Author and scientist Michael Pollan makes a similar argument about food. We need to figure out what to eat to be healthy, but reducing everything down to "nutrients" and then trying to build back up from that is (a) confusing people, (b) leading to endless debates (which nutrient, how much, etc.) and the end result is (c) to obliterate the traditions we enjoy with food and the sheer pleasure it.
When I read the passage below and sub in "audio measurements" for "nutrients" and "music" for "food," I see a very close parallel between the audio debate and the food debate. Here’s Pollan:
"Nutritionism by and large takes the Western diet as a given, seeking to moderate its most deleterious effects by isolating the bad nutrients in it — things like fat, sugar, salt — and encouraging the public and the food industry to limit them. But after several decades of nutrient-based health advice, rates of cancer and heart disease in the U.S. have declined only slightly (mortality from heart disease is down since the ’50s, but this is mainly because of improved treatment), and rates of obesity and diabetes have soared."

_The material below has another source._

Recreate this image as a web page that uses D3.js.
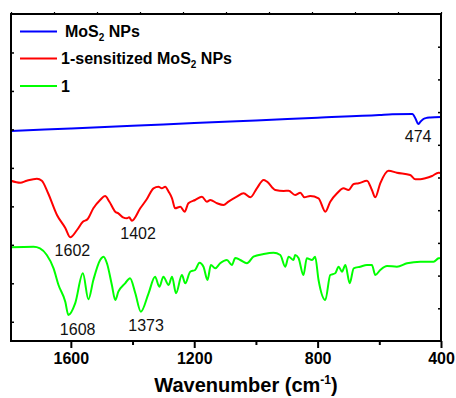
<!DOCTYPE html>
<html>
<head>
<meta charset="utf-8">
<script src="https://cdn.jsdelivr.net/npm/d3@7/dist/d3.min.js"></script>
<style>
  html, body { margin: 0; padding: 0; background: #fff; }
  svg { display: block; font-family: Arial, "Liberation Sans", sans-serif; }
</style>
</head>
<body>
<svg id="chart" width="456" height="398"></svg>
<script>
// FTIR spectra: [wavenumber (cm-1), transmittance (a.u., stacked offsets)]
const mos2 = [
  [1794, 210], [1600, 212.6], [1400, 215.3], [1200, 217.9], [1000, 220.6],
  [800, 223.3], [600, 226], [558, 226.8], [493, 227], [482, 222],
  [474, 217], [466, 219.5], [457, 222], [445, 223.2], [435, 223.5], [400, 224]
];

const sensitized = [
  [1794, 160.3], [1764, 158.3], [1743, 160.3], [1710, 162.3], [1694, 160.3],
  [1674, 148], [1645, 126], [1618, 113], [1602, 103.7], [1580, 111],
  [1561, 119.3], [1546, 121.7], [1527, 132.7], [1505, 141], [1489, 145],
  [1475, 139.3], [1456, 129.3], [1446, 127.7], [1431, 123.7], [1418, 122.7],
  [1411, 123.7], [1402, 120.3], [1375, 132.7], [1354, 141.7], [1332, 152.7],
  [1316, 154.3], [1305, 152.7], [1294, 154.3], [1283, 149.3], [1272, 142.7],
  [1262, 132.7], [1245, 134.3], [1231, 129.3], [1219, 137.7], [1197, 141],
  [1175, 144.3], [1159, 139.3], [1148, 141], [1126, 137.7], [1105, 136],
  [1089, 139.3], [1062, 144.3], [1040, 147.7], [1018, 143.7], [997, 152.7],
  [975, 161], [964, 159.3], [937, 151], [910, 150], [894, 150.3],
  [873, 146], [856, 148.3], [843, 143.7], [824, 145], [797, 142.7],
  [775, 129.3], [759, 139.3], [737, 147.7], [716, 152.7], [700, 151],
  [683, 157], [667, 157.7], [640, 160.3], [624, 151], [613, 143.7],
  [597, 157.7], [570, 170.3], [543, 168.3], [500, 166], [483, 161.7],
  [467, 161.7], [451, 162.7], [429, 165], [408, 168.3], [400, 168]
];

const ligand = [
  [1794, 93.7], [1721, 94.3], [1700, 92.7], [1678, 86], [1656, 72.7],
  [1640, 56], [1618, 39.3], [1608, 26], [1586, 37.7], [1561, 67.7],
  [1543, 41.7], [1527, 61], [1505, 81], [1494, 84.3], [1483, 77.7],
  [1467, 56], [1456, 41], [1446, 49.3], [1424, 57.7], [1408, 62.7],
  [1391, 47.7], [1373, 29.3], [1348, 47.7], [1327, 64.3], [1313, 54.3],
  [1300, 64.3], [1283, 56], [1272, 64.3], [1259, 47.7], [1240, 66],
  [1229, 57.7], [1213, 69.3], [1197, 71], [1183, 78.3], [1170, 74.3],
  [1157, 61], [1146, 76], [1132, 72.7], [1116, 77.7], [1094, 81],
  [1078, 76], [1067, 83], [1051, 81], [1029, 77.7], [1008, 84.3],
  [975, 87], [943, 88.3], [921, 86], [905, 74.3], [894, 84.3],
  [878, 81], [873, 86], [862, 83], [846, 66], [835, 82.7],
  [818, 81], [808, 84.3], [797, 61], [775, 41], [759, 66],
  [743, 67.7], [732, 74.3], [721, 69.3], [710, 76], [696, 57.7],
  [683, 72.7], [662, 74.3], [640, 76], [624, 76], [613, 66],
  [597, 71], [575, 75], [543, 74.3], [510, 77.7], [467, 79.3],
  [424, 79.3], [408, 82.7], [400, 83]
];

const seriesNames = ["MoS2 NPs", "1-sensitized MoS2 NPs", "1"];
const seriesColors = ["#0000ff", "#ff0000", "#00ff00"];

const xTicks = [1600, 1400, 1200, 1000, 800, 600, 400];
const xLabels = [1600, 1200, 800, 400];

// peak annotations: [text anchor wavenumber, baseline (a.u.), text]
const peakLabels = [
  [474, 199, "474"],
  [1595, 85, "1602"],
  [1382, 102, "1402"],
  [1578, 6, "1608"],
  [1356, 10.3, "1373"]
];

const m = { left: 11, right: 441, top: 14, bottom: 341 };

const svg = d3.select("#chart");

const x = d3.scaleLinear().domain([1794, 400]).range([m.left, m.right]);
const y = d3.scaleLinear().domain([0, 327]).range([m.bottom, m.top]);

// secondary frame scales used for the unlabeled tick marks
const yLeft = d3.scaleLinear().domain([0, 8.5]).range([m.bottom, m.top]);
const yRight = d3.scaleLinear().domain([0, 10]).range([m.bottom, m.top]);
const xTop = d3.scaleLinear().domain([10, 0]).range([m.left, m.right]);

const line = d3.line()
  .x(d => x(d[0]))
  .y(d => y(d[1]))
  .curve(d3.curveMonotoneX);

const plot = svg.append("g");
[mos2, sensitized, ligand].forEach((data, i) => {
  plot.append("path")
    .datum(data)
    .attr("fill", "none")
    .attr("stroke", seriesColors[i])
    .attr("stroke-width", 2)
    .attr("stroke-linejoin", "round")
    .attr("d", line);
});

// frame
svg.append("rect")
  .attr("x", m.left).attr("y", m.top)
  .attr("width", m.right - m.left).attr("height", m.bottom - m.top)
  .attr("fill", "none").attr("stroke", "#000").attr("stroke-width", 2);

// bottom axis
const xAxis = d3.axisBottom(x)
  .tickValues(xTicks)
  .tickSize(0)
  .tickFormat("");
const gx = svg.append("g").attr("transform", `translate(0,${m.bottom})`).call(xAxis);
gx.select(".domain").remove();
gx.selectAll(".tick line").remove();
gx.selectAll(".tick").append("line")
  .attr("y1", 0)
  .attr("y2", d => xLabels.includes(d) ? 7 : 4)
  .attr("stroke", "#000").attr("stroke-width", 2);
gx.selectAll(".tick").filter(d => xLabels.includes(d))
  .append("text")
  .attr("y", 23)
  .attr("fill", "#000")
  .attr("text-anchor", "middle")
  .style("font-size", "16px")
  .style("font-weight", "bold")
  .text(d => d);

// top axis (minor marks)
const gTop = svg.append("g").attr("transform", `translate(0,${m.top})`)
  .call(d3.axisTop(xTop).ticks(10).tickSize(2).tickFormat(""));
gTop.select(".domain").remove();
gTop.selectAll(".tick line").attr("stroke-width", 1.2);

// left axis (inward marks)
const gLeft = svg.append("g").attr("transform", `translate(${m.left},0)`)
  .call(d3.axisRight(yLeft).tickValues(d3.range(0.5, 8, 1)).tickSize(3).tickFormat(""));
gLeft.select(".domain").remove();
gLeft.selectAll(".tick line").attr("stroke-width", 1.5);

// right axis (inward marks)
const gRight = svg.append("g").attr("transform", `translate(${m.right},0)`)
  .call(d3.axisLeft(yRight).tickValues(d3.range(1, 10, 1)).tickSize(3).tickFormat(""));
gRight.select(".domain").remove();
gRight.selectAll(".tick line").attr("stroke-width", 1.5);

// x-axis title
const title = svg.append("text")
  .attr("x", 246).attr("y", 392)
  .attr("text-anchor", "middle")
  .style("font-size", "20px")
  .style("font-weight", "bold");
title.append("tspan").text("Wavenumber (cm");
title.append("tspan").attr("dy", -8).style("font-size", "12px").text("-1");
title.append("tspan").attr("dy", 8).text(")");

// peak labels
svg.append("g").selectAll("text")
  .data(peakLabels)
  .join("text")
  .attr("x", d => x(d[0]))
  .attr("y", d => y(d[1]))
  .attr("text-anchor", "middle")
  .style("font-size", "16px")
  .attr("fill", "#111")
  .text(d => d[2]);

// legend
const legend = svg.append("g");
const legendRows = [37, 64, 91.5];
legendRows.forEach((ly, i) => {
  legend.append("line")
    .attr("x1", 20).attr("x2", 57)
    .attr("y1", ly - 5.5).attr("y2", ly - 5.5)
    .attr("stroke", seriesColors[i]).attr("stroke-width", 2);
  const t = legend.append("text")
    .attr("x", i === 0 ? 65 : 61).attr("y", ly)
    .style("font-size", "16px")
    .style("font-weight", "bold");
  const name = seriesNames[i];
  const idx = name.indexOf("MoS2");
  if (idx >= 0) {
    t.append("tspan").text(name.slice(0, idx + 3));
    t.append("tspan").attr("dy", 4).style("font-size", "10px").text("2");
    t.append("tspan").attr("dy", -4).text(name.slice(idx + 4));
  } else {
    t.text(name);
  }
});
</script>
</body>
</html>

"No one likes to admit that his or her best efforts at understanding and solving a problem have actually made the problem worse, but that’s exactly what has happened in the case of nutritionism. Scientists operating with the best of intentions, using the best tools at their disposal, have taught us to look at food in a way that has diminished our pleasure in eating it while doing little or nothing to improve our health. Perhaps what we need now is a broader, less reductive view of what food is, one that is at once more ecological and cultural. What would happen, for example, if we were to start thinking about food as less of a thing and more of a relationship?"